====== Data provided ======

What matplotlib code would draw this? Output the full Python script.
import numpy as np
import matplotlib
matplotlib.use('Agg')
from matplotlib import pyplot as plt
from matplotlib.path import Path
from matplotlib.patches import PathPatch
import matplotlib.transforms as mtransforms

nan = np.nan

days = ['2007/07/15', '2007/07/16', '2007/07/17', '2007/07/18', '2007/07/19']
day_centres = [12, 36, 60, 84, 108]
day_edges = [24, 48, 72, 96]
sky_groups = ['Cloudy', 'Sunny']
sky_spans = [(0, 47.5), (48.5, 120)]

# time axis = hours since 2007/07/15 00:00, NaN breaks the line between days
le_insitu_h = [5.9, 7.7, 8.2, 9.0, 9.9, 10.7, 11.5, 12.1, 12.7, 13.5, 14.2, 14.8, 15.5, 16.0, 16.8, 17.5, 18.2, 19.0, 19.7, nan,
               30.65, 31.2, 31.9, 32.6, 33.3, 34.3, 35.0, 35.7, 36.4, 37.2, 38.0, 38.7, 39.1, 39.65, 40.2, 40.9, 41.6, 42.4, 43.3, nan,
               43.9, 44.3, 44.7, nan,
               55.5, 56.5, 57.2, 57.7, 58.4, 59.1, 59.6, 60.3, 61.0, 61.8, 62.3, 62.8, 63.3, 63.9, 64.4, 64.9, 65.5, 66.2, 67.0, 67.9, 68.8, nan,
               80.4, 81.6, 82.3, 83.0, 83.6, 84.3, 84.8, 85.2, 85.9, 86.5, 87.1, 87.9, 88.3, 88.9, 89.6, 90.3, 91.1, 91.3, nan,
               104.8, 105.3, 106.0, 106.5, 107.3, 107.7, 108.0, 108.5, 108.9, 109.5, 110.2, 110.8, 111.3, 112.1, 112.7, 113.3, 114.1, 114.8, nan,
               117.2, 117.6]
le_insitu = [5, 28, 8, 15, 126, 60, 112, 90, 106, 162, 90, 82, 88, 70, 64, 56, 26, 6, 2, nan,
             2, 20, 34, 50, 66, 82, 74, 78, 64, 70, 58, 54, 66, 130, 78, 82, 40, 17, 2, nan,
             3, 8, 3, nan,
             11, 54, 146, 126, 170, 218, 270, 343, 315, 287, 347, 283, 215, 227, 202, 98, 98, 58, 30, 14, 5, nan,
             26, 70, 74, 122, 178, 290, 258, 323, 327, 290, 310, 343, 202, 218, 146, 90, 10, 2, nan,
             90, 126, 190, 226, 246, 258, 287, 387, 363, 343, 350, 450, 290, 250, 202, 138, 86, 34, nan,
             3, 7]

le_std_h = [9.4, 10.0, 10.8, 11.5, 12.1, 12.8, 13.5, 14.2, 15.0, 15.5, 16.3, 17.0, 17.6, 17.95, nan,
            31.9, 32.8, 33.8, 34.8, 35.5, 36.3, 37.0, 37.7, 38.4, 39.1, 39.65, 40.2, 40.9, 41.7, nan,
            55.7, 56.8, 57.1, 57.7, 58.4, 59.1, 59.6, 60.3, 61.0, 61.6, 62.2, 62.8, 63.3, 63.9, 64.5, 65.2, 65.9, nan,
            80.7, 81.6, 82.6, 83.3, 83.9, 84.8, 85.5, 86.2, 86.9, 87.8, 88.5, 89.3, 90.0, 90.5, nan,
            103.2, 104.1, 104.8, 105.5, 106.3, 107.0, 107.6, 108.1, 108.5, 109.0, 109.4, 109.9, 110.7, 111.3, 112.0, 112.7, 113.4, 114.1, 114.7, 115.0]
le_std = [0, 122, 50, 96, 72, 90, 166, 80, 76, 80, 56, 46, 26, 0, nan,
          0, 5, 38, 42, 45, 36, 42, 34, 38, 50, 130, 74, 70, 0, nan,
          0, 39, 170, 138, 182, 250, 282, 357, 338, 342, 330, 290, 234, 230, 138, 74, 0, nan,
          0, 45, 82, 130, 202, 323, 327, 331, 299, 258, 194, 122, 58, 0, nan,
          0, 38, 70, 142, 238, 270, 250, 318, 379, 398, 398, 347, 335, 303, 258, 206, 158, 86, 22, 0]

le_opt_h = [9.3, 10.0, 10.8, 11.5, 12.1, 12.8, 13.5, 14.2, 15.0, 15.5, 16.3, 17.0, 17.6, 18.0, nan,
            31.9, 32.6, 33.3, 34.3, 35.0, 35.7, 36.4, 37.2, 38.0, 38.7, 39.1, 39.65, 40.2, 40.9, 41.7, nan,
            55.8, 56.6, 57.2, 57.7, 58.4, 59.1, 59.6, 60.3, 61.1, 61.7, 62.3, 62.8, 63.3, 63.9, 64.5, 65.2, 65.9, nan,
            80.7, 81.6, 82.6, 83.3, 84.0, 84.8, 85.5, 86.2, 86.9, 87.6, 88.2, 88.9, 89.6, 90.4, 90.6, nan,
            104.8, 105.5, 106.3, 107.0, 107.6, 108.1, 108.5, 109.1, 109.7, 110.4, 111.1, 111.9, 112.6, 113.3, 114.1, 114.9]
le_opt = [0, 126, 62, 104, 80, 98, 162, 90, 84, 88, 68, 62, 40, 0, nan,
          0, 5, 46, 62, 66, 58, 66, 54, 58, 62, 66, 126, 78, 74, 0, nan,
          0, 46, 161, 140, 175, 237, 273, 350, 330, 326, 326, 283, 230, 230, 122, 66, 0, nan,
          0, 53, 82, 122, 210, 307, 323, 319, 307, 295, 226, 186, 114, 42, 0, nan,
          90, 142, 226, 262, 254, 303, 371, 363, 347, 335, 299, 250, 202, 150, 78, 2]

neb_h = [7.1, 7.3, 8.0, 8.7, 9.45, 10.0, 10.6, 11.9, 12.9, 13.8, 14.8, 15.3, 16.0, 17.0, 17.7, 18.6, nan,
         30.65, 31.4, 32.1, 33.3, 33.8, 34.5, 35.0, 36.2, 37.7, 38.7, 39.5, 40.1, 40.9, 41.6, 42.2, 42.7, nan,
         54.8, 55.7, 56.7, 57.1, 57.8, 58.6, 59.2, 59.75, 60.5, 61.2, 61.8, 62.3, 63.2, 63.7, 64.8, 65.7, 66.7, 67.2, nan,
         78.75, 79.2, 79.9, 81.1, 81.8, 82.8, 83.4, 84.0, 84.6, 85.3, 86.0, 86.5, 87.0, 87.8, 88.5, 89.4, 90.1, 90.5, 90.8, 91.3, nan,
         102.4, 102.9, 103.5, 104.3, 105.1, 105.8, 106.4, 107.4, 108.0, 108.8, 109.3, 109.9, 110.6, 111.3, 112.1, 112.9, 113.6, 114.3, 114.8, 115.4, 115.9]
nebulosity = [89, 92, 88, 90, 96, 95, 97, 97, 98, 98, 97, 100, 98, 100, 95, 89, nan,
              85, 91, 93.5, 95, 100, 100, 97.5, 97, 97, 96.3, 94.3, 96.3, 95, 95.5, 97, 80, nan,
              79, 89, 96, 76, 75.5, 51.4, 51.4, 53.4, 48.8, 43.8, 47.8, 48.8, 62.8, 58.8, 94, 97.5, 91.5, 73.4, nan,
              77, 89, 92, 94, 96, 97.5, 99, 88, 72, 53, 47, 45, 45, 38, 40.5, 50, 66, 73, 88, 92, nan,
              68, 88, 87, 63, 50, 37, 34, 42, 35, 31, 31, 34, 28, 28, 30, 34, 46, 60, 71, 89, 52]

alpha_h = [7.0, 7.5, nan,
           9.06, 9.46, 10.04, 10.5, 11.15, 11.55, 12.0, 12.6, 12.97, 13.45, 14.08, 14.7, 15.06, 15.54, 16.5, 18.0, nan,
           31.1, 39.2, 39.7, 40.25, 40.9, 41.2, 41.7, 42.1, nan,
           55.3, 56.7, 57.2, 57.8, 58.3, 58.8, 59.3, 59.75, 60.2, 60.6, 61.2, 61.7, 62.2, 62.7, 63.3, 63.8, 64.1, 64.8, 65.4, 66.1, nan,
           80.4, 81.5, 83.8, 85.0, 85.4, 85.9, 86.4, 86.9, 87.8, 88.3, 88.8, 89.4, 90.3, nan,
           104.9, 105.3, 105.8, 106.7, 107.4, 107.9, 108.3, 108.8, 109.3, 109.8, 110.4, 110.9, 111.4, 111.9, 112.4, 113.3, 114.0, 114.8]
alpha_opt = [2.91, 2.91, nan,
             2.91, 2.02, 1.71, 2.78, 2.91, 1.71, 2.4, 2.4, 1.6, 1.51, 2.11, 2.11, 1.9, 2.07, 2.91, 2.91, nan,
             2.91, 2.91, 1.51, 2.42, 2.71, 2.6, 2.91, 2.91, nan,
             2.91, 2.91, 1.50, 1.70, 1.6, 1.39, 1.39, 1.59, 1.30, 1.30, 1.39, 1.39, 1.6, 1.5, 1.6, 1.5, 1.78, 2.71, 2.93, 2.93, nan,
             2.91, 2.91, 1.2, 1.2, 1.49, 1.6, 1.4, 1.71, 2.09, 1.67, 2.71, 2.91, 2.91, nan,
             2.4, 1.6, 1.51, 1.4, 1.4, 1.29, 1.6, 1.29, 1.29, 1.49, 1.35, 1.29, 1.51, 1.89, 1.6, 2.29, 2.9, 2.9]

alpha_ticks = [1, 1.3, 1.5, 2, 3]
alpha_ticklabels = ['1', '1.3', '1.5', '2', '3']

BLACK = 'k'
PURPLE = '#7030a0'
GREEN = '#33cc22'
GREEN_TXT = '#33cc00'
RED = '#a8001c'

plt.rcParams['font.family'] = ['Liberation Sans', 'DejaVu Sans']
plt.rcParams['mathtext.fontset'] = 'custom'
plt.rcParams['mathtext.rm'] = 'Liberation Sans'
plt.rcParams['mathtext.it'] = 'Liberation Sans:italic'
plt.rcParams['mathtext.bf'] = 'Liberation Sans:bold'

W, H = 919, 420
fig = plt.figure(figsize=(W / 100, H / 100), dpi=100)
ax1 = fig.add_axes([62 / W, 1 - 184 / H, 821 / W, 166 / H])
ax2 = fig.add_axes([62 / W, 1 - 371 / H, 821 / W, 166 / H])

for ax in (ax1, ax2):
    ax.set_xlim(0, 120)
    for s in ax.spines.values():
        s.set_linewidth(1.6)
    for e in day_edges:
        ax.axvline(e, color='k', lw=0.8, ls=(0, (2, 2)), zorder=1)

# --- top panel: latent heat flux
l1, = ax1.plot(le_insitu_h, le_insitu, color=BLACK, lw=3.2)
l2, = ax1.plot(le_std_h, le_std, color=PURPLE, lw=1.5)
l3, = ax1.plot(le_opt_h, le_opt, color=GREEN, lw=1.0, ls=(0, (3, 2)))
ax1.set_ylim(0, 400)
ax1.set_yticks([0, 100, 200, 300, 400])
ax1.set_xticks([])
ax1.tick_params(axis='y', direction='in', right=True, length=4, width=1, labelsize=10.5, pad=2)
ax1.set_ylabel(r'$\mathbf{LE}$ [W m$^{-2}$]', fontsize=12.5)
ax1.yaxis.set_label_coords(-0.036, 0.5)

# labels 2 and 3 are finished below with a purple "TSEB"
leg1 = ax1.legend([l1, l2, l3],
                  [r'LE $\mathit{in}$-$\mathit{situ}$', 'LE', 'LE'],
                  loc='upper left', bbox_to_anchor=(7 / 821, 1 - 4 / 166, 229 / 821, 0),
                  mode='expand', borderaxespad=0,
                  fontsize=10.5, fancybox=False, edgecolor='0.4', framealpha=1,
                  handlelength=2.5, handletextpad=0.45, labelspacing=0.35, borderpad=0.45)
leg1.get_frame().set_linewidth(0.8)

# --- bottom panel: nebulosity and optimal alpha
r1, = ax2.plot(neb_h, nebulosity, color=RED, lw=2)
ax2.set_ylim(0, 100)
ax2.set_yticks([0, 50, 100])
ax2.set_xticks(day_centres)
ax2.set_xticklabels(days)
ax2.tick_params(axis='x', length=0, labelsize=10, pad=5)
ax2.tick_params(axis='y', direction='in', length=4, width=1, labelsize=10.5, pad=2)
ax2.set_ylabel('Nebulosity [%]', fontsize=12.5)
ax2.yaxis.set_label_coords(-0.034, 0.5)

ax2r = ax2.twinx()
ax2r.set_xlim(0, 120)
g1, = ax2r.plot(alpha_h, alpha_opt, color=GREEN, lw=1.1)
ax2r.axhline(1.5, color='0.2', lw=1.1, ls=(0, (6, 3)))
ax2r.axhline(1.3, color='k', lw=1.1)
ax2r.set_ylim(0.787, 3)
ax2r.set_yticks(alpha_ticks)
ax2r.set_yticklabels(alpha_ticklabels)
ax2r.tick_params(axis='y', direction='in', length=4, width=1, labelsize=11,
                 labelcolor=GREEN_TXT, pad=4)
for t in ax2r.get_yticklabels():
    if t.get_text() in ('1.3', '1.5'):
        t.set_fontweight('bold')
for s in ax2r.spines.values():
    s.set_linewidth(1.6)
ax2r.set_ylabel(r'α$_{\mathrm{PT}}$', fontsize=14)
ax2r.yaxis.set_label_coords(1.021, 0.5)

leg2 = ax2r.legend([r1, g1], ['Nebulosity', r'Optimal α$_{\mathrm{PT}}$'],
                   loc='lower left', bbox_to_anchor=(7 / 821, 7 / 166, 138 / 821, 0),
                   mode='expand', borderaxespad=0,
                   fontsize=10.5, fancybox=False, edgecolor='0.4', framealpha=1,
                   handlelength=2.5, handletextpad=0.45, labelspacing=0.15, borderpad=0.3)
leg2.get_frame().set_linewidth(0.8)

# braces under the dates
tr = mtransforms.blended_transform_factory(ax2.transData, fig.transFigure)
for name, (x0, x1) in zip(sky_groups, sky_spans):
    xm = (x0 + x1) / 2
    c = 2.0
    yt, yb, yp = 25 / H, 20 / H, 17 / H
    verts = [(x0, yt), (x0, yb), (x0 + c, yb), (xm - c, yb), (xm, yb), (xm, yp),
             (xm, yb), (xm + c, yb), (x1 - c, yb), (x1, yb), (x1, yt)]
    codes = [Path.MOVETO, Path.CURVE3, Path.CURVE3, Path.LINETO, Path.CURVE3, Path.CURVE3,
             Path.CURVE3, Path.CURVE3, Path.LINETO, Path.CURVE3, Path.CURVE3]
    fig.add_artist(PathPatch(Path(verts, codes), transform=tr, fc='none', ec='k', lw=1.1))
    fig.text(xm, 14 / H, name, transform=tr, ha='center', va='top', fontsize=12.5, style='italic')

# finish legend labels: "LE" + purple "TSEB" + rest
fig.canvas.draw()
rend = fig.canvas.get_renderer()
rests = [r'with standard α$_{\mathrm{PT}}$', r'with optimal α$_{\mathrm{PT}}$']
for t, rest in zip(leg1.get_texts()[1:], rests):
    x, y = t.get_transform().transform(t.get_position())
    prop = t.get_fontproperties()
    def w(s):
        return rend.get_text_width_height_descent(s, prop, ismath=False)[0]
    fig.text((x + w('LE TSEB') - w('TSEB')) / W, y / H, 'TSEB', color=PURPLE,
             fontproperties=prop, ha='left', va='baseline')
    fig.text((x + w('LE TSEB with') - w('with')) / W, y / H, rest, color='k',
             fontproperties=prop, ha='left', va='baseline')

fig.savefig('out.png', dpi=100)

======
====== Data provided ======

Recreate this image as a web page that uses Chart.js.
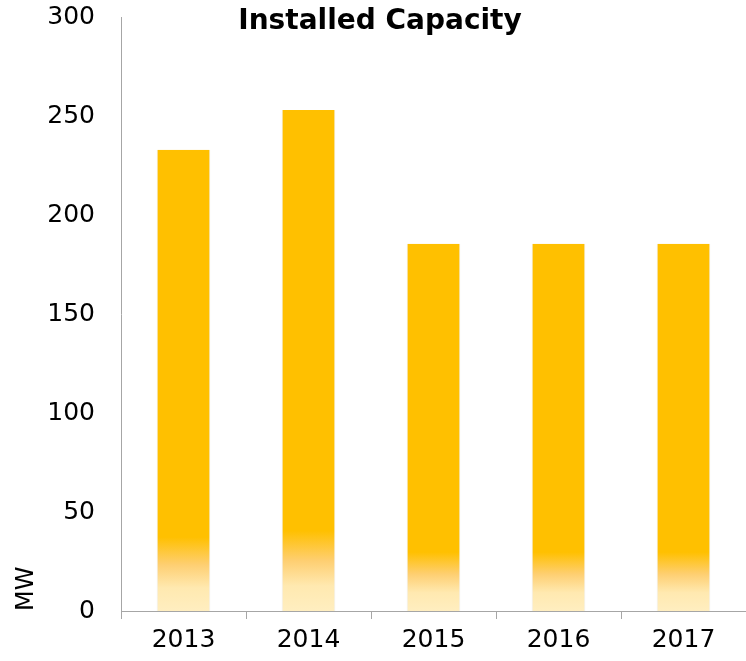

======

_Required task_. Transcribe exactly, and only, the lines beginning at the line containing "What matplotlib code" and ending at the line containing "sky_spans = [(0, 47.5), (48.5, 120)]", both inclusive.

_The answer_.
What matplotlib code would draw this? Output the full Python script.
import numpy as np
import matplotlib
matplotlib.use('Agg')
from matplotlib import pyplot as plt
from matplotlib.path import Path
from matplotlib.patches import PathPatch
import matplotlib.transforms as mtransforms

nan = np.nan

days = ['2007/07/15', '2007/07/16', '2007/07/17', '2007/07/18', '2007/07/19']
day_centres = [12, 36, 60, 84, 108]
day_edges = [24, 48, 72, 96]
sky_groups = ['Cloudy', 'Sunny']
sky_spans = [(0, 47.5), (48.5, 120)]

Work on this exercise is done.